What are the lines from the one with "Give me the Chart.js source for this chart." through the one with "var colours = ['#C998C6', '#F8F08E', '#9DCD5A', '#90C7EB'];", inclusive? Output them exactly, and leave out the pictures.

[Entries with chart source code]
═══

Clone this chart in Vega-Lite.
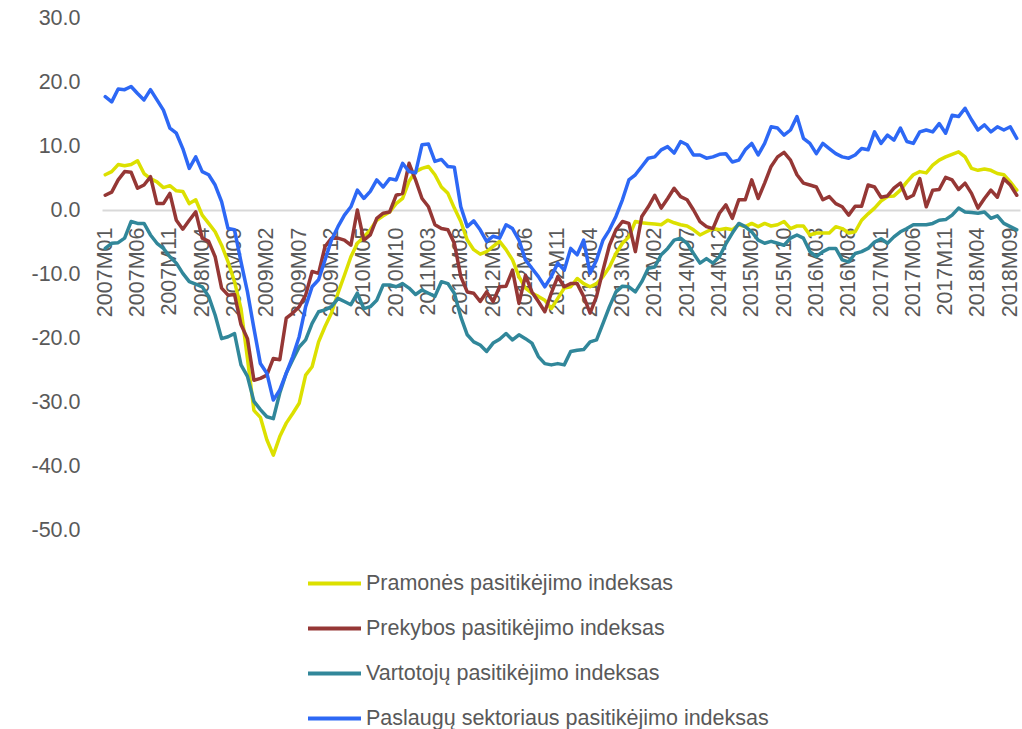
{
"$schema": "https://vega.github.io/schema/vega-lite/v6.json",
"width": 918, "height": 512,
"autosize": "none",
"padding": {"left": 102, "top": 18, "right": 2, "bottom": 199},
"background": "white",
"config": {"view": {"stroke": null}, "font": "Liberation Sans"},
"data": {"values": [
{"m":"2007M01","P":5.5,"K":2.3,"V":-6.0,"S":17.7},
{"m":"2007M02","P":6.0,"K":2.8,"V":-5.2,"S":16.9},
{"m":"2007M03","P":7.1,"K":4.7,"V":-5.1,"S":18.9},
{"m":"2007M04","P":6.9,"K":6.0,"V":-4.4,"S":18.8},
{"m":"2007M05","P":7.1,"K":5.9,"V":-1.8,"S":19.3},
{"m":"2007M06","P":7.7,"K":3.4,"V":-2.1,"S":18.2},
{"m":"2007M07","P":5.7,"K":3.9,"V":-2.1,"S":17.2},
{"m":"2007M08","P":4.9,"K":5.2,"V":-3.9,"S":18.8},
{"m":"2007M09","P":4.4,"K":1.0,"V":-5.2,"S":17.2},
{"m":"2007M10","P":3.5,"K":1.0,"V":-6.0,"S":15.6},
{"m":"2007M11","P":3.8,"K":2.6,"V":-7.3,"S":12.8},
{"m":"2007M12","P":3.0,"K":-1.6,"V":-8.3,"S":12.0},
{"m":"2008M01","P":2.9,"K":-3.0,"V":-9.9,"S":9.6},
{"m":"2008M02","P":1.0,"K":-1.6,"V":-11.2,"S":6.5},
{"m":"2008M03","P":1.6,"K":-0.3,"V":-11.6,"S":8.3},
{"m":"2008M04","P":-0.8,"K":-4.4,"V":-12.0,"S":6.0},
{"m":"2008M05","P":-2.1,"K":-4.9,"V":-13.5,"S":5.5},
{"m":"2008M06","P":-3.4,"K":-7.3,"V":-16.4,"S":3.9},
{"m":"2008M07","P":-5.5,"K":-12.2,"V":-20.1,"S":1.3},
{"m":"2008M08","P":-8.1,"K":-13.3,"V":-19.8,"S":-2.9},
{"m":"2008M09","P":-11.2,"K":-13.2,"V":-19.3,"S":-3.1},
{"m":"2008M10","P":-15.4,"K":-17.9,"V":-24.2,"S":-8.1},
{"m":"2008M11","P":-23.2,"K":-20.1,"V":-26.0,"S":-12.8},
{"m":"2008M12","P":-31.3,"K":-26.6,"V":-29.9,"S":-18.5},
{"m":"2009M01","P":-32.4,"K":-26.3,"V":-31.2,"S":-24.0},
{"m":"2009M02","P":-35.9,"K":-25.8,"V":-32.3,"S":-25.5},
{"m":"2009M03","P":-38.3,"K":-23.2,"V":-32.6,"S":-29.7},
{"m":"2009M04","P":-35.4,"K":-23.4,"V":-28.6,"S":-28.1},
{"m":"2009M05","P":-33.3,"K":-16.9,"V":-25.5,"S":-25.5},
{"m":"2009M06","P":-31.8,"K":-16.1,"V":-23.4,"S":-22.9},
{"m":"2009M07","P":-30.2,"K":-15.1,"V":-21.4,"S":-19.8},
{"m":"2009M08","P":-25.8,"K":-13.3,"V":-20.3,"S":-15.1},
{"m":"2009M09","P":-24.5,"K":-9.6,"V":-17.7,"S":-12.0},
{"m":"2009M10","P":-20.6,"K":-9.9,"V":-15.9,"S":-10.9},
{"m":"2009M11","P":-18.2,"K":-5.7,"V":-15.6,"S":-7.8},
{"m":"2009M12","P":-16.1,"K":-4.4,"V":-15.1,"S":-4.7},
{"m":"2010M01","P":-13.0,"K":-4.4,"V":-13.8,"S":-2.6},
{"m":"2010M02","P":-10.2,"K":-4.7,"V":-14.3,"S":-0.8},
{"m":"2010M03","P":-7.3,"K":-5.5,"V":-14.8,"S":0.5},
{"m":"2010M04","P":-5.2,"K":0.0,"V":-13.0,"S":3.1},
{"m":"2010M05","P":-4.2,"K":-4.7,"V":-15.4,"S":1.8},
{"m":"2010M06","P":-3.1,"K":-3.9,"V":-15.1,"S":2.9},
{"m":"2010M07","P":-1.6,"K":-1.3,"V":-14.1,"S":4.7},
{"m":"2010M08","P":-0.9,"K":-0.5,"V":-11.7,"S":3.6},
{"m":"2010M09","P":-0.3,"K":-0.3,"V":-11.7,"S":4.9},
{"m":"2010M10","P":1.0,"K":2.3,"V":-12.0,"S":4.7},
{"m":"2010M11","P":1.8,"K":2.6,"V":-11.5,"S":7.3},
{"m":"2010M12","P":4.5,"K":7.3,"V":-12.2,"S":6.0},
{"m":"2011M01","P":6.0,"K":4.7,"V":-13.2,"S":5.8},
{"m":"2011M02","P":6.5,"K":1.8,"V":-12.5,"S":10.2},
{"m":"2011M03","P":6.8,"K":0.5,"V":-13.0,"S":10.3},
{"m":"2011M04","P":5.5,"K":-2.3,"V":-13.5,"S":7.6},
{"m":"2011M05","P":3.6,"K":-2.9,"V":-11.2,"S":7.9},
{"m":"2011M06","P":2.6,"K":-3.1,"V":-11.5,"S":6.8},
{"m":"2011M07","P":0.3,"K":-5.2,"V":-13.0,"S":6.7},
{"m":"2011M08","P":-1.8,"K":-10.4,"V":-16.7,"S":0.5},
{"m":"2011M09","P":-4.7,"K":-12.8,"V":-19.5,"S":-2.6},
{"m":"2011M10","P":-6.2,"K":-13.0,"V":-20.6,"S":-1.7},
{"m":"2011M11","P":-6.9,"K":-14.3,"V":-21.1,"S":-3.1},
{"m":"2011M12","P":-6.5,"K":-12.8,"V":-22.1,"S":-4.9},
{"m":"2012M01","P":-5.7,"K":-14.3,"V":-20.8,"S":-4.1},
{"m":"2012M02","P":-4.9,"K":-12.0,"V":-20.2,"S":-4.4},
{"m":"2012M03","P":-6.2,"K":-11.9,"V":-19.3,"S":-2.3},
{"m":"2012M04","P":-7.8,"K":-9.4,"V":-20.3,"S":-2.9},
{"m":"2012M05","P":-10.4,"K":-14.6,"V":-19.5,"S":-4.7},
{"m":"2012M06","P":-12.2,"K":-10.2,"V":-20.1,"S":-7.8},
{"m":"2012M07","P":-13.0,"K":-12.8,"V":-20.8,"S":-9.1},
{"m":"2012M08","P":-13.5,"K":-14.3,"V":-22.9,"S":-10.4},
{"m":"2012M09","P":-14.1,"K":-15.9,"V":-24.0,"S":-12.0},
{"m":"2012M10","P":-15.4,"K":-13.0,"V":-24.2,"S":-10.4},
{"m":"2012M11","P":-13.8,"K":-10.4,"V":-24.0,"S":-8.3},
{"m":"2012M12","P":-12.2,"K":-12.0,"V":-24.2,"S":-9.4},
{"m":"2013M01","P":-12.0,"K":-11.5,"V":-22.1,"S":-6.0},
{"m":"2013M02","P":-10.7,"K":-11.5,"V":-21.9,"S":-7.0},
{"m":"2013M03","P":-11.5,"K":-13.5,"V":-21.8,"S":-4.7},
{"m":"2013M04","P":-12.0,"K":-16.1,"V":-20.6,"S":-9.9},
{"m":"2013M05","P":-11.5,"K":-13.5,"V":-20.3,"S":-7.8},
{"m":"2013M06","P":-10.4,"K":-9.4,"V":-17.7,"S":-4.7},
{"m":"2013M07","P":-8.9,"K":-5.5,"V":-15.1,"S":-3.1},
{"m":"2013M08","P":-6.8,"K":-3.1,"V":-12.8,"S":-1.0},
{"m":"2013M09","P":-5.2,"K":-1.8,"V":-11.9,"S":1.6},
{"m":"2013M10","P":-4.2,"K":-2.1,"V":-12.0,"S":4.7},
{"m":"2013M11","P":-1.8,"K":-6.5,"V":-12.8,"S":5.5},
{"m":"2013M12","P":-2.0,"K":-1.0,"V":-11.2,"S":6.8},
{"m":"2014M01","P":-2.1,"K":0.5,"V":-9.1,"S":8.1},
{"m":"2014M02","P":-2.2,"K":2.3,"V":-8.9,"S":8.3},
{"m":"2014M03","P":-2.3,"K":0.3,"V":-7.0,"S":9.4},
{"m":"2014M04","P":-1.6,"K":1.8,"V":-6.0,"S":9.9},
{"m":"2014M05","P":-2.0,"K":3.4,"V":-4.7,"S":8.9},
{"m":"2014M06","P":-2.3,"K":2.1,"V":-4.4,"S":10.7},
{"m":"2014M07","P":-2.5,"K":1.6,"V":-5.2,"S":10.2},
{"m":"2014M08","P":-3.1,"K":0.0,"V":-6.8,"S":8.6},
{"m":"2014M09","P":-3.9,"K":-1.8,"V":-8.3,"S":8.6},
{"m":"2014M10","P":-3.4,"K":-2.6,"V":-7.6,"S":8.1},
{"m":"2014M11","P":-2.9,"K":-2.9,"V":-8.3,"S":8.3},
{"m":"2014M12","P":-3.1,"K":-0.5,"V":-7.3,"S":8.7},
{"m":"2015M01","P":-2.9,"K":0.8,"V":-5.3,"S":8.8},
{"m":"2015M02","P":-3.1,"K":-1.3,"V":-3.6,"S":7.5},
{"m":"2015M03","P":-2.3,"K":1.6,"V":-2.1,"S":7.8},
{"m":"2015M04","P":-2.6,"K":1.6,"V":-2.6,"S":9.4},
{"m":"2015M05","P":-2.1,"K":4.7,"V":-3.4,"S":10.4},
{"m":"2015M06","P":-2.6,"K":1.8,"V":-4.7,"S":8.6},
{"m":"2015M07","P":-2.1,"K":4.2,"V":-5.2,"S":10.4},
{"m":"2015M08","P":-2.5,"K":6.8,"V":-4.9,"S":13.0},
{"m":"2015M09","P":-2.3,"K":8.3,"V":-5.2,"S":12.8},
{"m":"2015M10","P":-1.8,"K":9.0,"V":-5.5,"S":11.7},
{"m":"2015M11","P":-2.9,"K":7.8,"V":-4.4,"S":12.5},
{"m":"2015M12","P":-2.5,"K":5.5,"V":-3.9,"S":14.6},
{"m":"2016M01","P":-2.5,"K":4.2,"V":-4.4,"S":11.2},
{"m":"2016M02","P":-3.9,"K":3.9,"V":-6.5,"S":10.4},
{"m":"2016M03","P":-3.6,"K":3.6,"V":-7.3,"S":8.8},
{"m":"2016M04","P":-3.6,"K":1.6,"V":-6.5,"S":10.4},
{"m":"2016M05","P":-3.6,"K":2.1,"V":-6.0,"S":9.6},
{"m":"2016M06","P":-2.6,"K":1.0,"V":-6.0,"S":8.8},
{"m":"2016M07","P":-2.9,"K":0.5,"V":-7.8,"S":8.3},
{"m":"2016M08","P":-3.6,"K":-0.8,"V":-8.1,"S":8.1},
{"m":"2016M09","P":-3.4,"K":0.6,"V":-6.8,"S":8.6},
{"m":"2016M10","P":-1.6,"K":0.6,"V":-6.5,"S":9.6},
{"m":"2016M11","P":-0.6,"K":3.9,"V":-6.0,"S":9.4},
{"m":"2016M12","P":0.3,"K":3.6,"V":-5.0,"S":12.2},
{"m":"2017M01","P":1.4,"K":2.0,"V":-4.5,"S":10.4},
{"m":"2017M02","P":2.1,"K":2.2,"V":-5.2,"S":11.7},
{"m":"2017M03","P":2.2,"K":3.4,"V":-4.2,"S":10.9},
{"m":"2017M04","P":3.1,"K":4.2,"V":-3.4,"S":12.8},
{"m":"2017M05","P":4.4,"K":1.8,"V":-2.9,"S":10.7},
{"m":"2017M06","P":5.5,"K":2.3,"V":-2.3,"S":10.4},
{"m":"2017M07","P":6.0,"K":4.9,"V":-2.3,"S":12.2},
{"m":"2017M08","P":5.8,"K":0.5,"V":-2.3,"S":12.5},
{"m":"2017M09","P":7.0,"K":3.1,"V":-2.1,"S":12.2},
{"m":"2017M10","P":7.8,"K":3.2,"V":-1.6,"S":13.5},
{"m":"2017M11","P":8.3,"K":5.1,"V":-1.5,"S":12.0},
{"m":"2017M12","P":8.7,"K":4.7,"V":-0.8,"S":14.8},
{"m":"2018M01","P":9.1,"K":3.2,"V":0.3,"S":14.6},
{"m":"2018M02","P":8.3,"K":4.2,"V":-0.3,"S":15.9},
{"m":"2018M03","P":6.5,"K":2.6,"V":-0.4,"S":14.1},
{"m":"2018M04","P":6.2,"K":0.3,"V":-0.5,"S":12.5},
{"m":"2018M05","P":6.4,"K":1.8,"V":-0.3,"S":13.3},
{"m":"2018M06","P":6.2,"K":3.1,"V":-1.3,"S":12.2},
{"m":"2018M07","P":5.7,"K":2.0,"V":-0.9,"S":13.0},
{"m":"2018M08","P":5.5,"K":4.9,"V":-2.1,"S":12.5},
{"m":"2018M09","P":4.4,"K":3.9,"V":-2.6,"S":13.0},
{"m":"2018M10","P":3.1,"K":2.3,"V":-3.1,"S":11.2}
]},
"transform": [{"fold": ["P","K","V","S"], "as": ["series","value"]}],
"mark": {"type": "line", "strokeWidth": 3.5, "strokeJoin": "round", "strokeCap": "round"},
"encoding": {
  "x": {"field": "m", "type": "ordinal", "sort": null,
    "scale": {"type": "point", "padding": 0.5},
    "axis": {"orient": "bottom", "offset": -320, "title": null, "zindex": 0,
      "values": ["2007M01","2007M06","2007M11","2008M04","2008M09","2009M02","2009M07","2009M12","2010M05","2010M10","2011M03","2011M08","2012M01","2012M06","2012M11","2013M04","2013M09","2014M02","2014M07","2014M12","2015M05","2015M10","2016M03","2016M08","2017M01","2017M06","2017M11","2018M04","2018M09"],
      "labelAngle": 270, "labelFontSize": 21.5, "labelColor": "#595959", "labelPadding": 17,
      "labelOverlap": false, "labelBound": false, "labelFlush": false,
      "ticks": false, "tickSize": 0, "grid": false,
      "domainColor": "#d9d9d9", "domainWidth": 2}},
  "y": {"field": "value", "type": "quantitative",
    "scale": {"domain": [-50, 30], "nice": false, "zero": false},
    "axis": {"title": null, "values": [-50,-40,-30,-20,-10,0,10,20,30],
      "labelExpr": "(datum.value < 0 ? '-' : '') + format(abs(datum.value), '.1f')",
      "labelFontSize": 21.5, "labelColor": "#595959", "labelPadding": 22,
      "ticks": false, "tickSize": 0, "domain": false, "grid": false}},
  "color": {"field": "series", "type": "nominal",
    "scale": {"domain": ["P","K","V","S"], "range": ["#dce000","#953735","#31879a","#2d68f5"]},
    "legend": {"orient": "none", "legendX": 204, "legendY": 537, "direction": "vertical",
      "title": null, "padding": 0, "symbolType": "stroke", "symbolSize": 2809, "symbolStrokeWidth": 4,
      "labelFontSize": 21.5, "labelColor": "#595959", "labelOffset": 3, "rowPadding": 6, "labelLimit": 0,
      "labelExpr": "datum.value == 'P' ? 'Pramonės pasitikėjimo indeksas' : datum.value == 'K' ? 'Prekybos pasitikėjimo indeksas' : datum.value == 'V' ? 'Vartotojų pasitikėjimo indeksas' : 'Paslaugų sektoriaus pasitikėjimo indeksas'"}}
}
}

═══

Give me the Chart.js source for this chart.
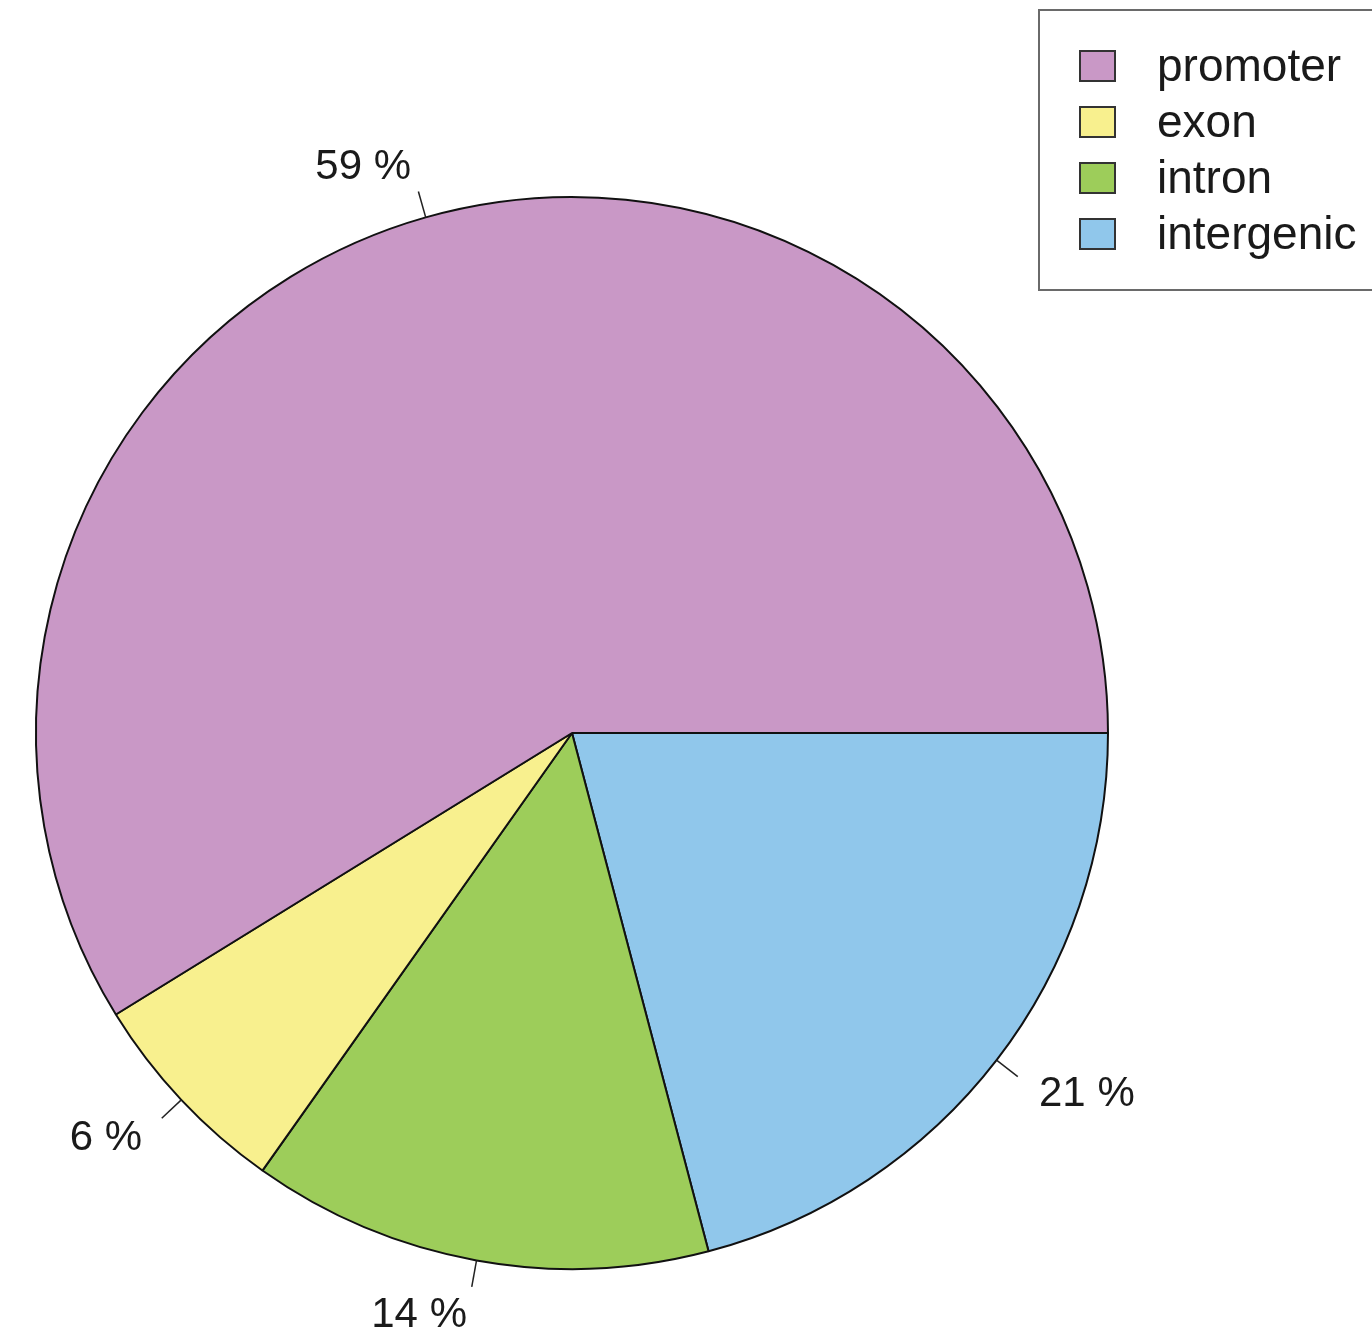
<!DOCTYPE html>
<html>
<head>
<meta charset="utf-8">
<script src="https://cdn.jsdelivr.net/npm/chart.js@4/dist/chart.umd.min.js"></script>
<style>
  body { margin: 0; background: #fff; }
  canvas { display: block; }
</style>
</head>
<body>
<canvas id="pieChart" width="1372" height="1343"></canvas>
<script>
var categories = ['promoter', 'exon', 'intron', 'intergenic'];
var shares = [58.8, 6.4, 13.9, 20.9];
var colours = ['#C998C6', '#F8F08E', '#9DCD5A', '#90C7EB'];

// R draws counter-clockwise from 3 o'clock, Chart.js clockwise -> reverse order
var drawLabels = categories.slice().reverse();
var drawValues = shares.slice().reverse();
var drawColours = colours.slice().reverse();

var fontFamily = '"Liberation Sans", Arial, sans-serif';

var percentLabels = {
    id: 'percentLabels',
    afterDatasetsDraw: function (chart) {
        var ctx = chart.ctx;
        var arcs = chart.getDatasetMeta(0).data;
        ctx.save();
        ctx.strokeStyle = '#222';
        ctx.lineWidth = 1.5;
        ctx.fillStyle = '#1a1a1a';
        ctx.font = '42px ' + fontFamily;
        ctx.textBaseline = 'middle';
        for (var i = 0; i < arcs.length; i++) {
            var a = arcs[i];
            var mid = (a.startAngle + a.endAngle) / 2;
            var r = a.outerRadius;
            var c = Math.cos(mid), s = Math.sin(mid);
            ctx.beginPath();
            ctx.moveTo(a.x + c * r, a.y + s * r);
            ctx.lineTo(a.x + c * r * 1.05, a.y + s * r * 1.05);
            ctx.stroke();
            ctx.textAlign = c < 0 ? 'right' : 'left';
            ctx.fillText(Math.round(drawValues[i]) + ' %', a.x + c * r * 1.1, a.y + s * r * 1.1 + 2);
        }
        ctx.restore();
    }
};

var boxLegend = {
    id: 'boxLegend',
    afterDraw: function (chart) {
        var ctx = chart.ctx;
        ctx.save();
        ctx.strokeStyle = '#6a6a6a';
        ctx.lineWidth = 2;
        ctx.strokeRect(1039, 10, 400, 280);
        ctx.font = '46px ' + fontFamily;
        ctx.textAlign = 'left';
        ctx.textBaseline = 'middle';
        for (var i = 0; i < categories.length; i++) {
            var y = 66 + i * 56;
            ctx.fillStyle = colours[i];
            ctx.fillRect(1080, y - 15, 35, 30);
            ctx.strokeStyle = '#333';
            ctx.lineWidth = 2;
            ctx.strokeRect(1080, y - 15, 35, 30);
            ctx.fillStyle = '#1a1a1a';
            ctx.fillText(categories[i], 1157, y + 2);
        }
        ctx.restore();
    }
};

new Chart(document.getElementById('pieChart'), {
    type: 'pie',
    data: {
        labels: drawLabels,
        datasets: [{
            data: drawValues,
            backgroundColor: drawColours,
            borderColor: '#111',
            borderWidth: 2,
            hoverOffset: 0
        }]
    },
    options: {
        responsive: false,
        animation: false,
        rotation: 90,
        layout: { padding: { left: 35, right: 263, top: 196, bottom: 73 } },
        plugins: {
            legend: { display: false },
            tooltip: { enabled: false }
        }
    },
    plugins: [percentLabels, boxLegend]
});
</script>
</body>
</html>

═══

### Response to this task
Give me the Chart.js source for this chart.
<!DOCTYPE html>
<html>
<head>
<meta charset="utf-8">
<script src="https://cdn.jsdelivr.net/npm/chart.js@4/dist/chart.umd.min.js"></script>
<style>
  body { margin: 0; background: #fff; }
  canvas { display: block; }
</style>
</head>
<body>
<canvas id="pieChart" width="1372" height="1343"></canvas>
<script>
var categories = ['promoter', 'exon', 'intron', 'intergenic'];
var shares = [58.8, 6.4, 13.9, 20.9];
var colours = ['#C998C6', '#F8F08E', '#9DCD5A', '#90C7EB'];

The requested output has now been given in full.